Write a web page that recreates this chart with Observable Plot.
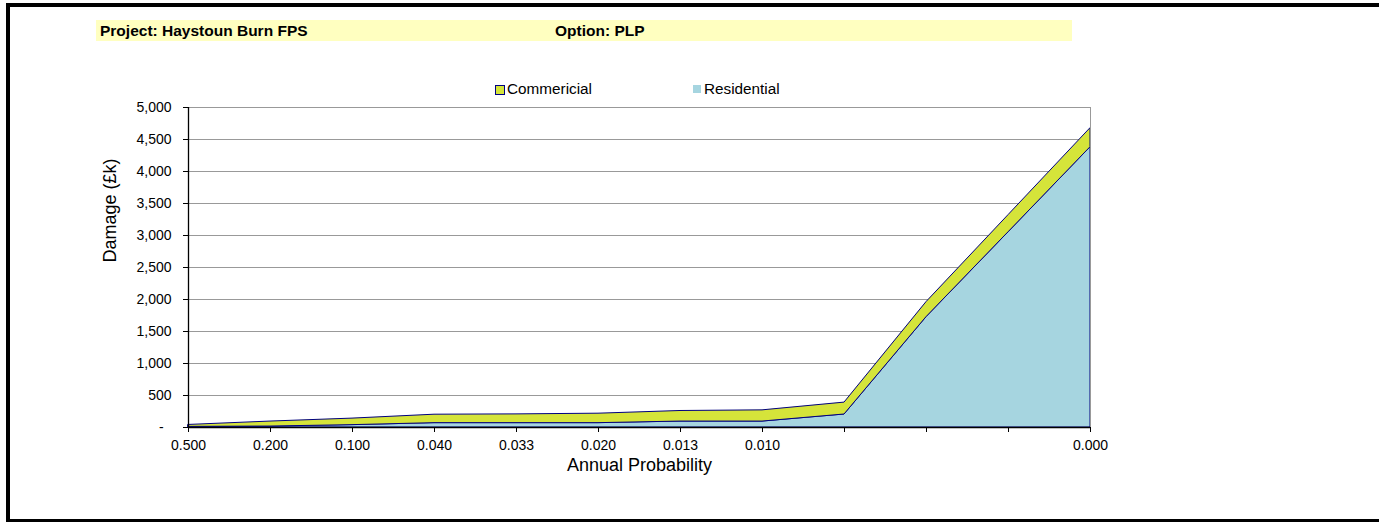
<!DOCTYPE html>
<html>
<head>
<meta charset="utf-8">
<script src="https://cdn.jsdelivr.net/npm/d3@7"></script>
<script src="https://cdn.jsdelivr.net/npm/@observablehq/plot@0.6"></script>
<style>
  html, body { margin: 0; padding: 0; background: #fff; }
  #page { position: relative; width: 1379px; height: 522px; overflow: hidden; font-family: "Liberation Sans", Arial, sans-serif; }
  #border { position: absolute; left: 6px; top: 3px; width: 1420px; height: 520px; box-sizing: border-box; border: 4px solid #000; }
  #band { position: absolute; left: 96px; top: 20px; width: 976px; height: 21px; background: #FFFFC0; }
  .hdr { position: absolute; top: 20px; line-height: 21px; font-weight: bold; font-size: 15.5px; color: #000; white-space: nowrap; }
  .leg { position: absolute; top: 79px; line-height: 20px; font-size: 15.3px; color: #000; white-space: nowrap; }
  .sw { position: absolute; box-sizing: border-box; }
  #chart { position: absolute; left: 0; top: 0; }
</style>
</head>
<body>
<div id="page">
  <div id="border"></div>
  <div id="band"></div>
  <div class="hdr" style="left:100px">Project: Haystoun Burn FPS</div>
  <div class="hdr" style="left:555px">Option: PLP</div>
  <div class="sw" style="left:495px;top:85px;width:10px;height:10px;background:#D5E43A;border:1.5px solid #000080"></div>
  <div class="leg" style="left:507px">Commericial</div>
  <div class="sw" style="left:693px;top:85px;width:8px;height:8px;background:#A6D5E0"></div>
  <div class="leg" style="left:704px">Residential</div>
  <div id="chart"></div>
</div>
<script>
const categories = ["0.500","0.200","0.100","0.040","0.033","0.020","0.013","0.010","","","","0.000"];
const seriesNames = ["Commercial","Residential"];
const residential = [10, 15, 37, 68, 68, 68, 93, 93, 203, 1724, 3050, 4379];
const commercial = [30, 78, 102, 132, 137, 148, 165, 175, 186, 235, 268, 298];
const yTicks = [0, 500, 1000, 1500, 2000, 2500, 3000, 3500, 4000, 4500, 5000];

const rows = [];
categories.forEach((c, i) => {
  rows.push({i, series: "Residential", value: residential[i]});
  rows.push({i, series: "Commercial", value: commercial[i]});
});

const fmt = d3.format(",");
const chart = Plot.plot({
  width: 1379,
  height: 522,
  marginLeft: 188,
  marginRight: 289,
  marginTop: 107,
  marginBottom: 95,
  style: {fontFamily: "'Liberation Sans', Arial, sans-serif", fontSize: "14px", color: "#000", background: "transparent", overflow: "visible"},
  x: {type: "linear", domain: [0, categories.length - 1]},
  y: {domain: [0, 5000]},
  color: {domain: seriesNames, range: ["#D5E43A", "#A6D5E0"]},
  marks: [
    Plot.ruleY(yTicks.filter(d => d > 0), {stroke: "#999", strokeWidth: 1}),
    Plot.areaY(rows, {x: "i", y: "value", fill: "series", stroke: "#000080", strokeWidth: 1, order: ["Residential", "Commercial"]}),
    Plot.ruleX([categories.length - 1], {stroke: "#999", strokeWidth: 1}),
    Plot.ruleX([0], {stroke: "#000", strokeWidth: 1.3}),
    Plot.ruleY([0], {stroke: "#000", strokeWidth: 1.3}),
    Plot.axisY({ticks: yTicks, tickSize: 5, tickPadding: 12, label: null, stroke: "#000",
      tickFormat: d => d === 0 ? "-\u00a0\u00a0" : fmt(d), fontSize: 14}),
    Plot.axisX({ticks: d3.range(categories.length), tickSize: 5, tickPadding: 8, label: null, stroke: "#000",
      tickFormat: i => categories[i], fontSize: 14}),
    Plot.text(["Annual Probability"], {frameAnchor: "bottom", text: d => d, dy: 43, fontSize: 18, fill: "#000"}),
    Plot.text(["Damage (£k)"], {frameAnchor: "left", text: d => d, rotate: -90, dx: -78, dy: -5, fontSize: 18, fill: "#000"})
  ]
});
document.getElementById("chart").appendChild(chart);
</script>
</body>
</html>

□ □ □ □

▶ [Request]:
Extract the full listing exactly, with the pictures left out.

▶ [Reply]:
Write a web page that recreates this chart with Observable Plot.
<!DOCTYPE html>
<html>
<head>
<meta charset="utf-8">
<script src="https://cdn.jsdelivr.net/npm/d3@7"></script>
<script src="https://cdn.jsdelivr.net/npm/@observablehq/plot@0.6"></script>
<style>
  html, body { margin: 0; padding: 0; background: #fff; }
  #page { position: relative; width: 1379px; height: 522px; overflow: hidden; font-family: "Liberation Sans", Arial, sans-serif; }
  #border { position: absolute; left: 6px; top: 3px; width: 1420px; height: 520px; box-sizing: border-box; border: 4px solid #000; }
  #band { position: absolute; left: 96px; top: 20px; width: 976px; height: 21px; background: #FFFFC0; }
  .hdr { position: absolute; top: 20px; line-height: 21px; font-weight: bold; font-size: 15.5px; color: #000; white-space: nowrap; }
  .leg { position: absolute; top: 79px; line-height: 20px; font-size: 15.3px; color: #000; white-space: nowrap; }
  .sw { position: absolute; box-sizing: border-box; }
  #chart { position: absolute; left: 0; top: 0; }
</style>
</head>
<body>
<div id="page">
  <div id="border"></div>
  <div id="band"></div>
  <div class="hdr" style="left:100px">Project: Haystoun Burn FPS</div>
  <div class="hdr" style="left:555px">Option: PLP</div>
  <div class="sw" style="left:495px;top:85px;width:10px;height:10px;background:#D5E43A;border:1.5px solid #000080"></div>
  <div class="leg" style="left:507px">Commericial</div>
  <div class="sw" style="left:693px;top:85px;width:8px;height:8px;background:#A6D5E0"></div>
  <div class="leg" style="left:704px">Residential</div>
  <div id="chart"></div>
</div>
<script>
const categories = ["0.500","0.200","0.100","0.040","0.033","0.020","0.013","0.010","","","","0.000"];
const seriesNames = ["Commercial","Residential"];
const residential = [10, 15, 37, 68, 68, 68, 93, 93, 203, 1724, 3050, 4379];
const commercial = [30, 78, 102, 132, 137, 148, 165, 175, 186, 235, 268, 298];
const yTicks = [0, 500, 1000, 1500, 2000, 2500, 3000, 3500, 4000, 4500, 5000];

const rows = [];
categories.forEach((c, i) => {
  rows.push({i, series: "Residential", value: residential[i]});
  rows.push({i, series: "Commercial", value: commercial[i]});
});

const fmt = d3.format(",");
const chart = Plot.plot({
  width: 1379,
  height: 522,
  marginLeft: 188,
  marginRight: 289,
  marginTop: 107,
  marginBottom: 95,
  style: {fontFamily: "'Liberation Sans', Arial, sans-serif", fontSize: "14px", color: "#000", background: "transparent", overflow: "visible"},
  x: {type: "linear", domain: [0, categories.length - 1]},
  y: {domain: [0, 5000]},
  color: {domain: seriesNames, range: ["#D5E43A", "#A6D5E0"]},
  marks: [
    Plot.ruleY(yTicks.filter(d => d > 0), {stroke: "#999", strokeWidth: 1}),
    Plot.areaY(rows, {x: "i", y: "value", fill: "series", stroke: "#000080", strokeWidth: 1, order: ["Residential", "Commercial"]}),
    Plot.ruleX([categories.length - 1], {stroke: "#999", strokeWidth: 1}),
    Plot.ruleX([0], {stroke: "#000", strokeWidth: 1.3}),
    Plot.ruleY([0], {stroke: "#000", strokeWidth: 1.3}),
    Plot.axisY({ticks: yTicks, tickSize: 5, tickPadding: 12, label: null, stroke: "#000",
      tickFormat: d => d === 0 ? "-\u00a0\u00a0" : fmt(d), fontSize: 14}),
    Plot.axisX({ticks: d3.range(categories.length), tickSize: 5, tickPadding: 8, label: null, stroke: "#000",
      tickFormat: i => categories[i], fontSize: 14}),
    Plot.text(["Annual Probability"], {frameAnchor: "bottom", text: d => d, dy: 43, fontSize: 18, fill: "#000"}),
    Plot.text(["Damage (£k)"], {frameAnchor: "left", text: d => d, rotate: -90, dx: -78, dy: -5, fontSize: 18, fill: "#000"})
  ]
});
document.getElementById("chart").appendChild(chart);
</script>
</body>
</html>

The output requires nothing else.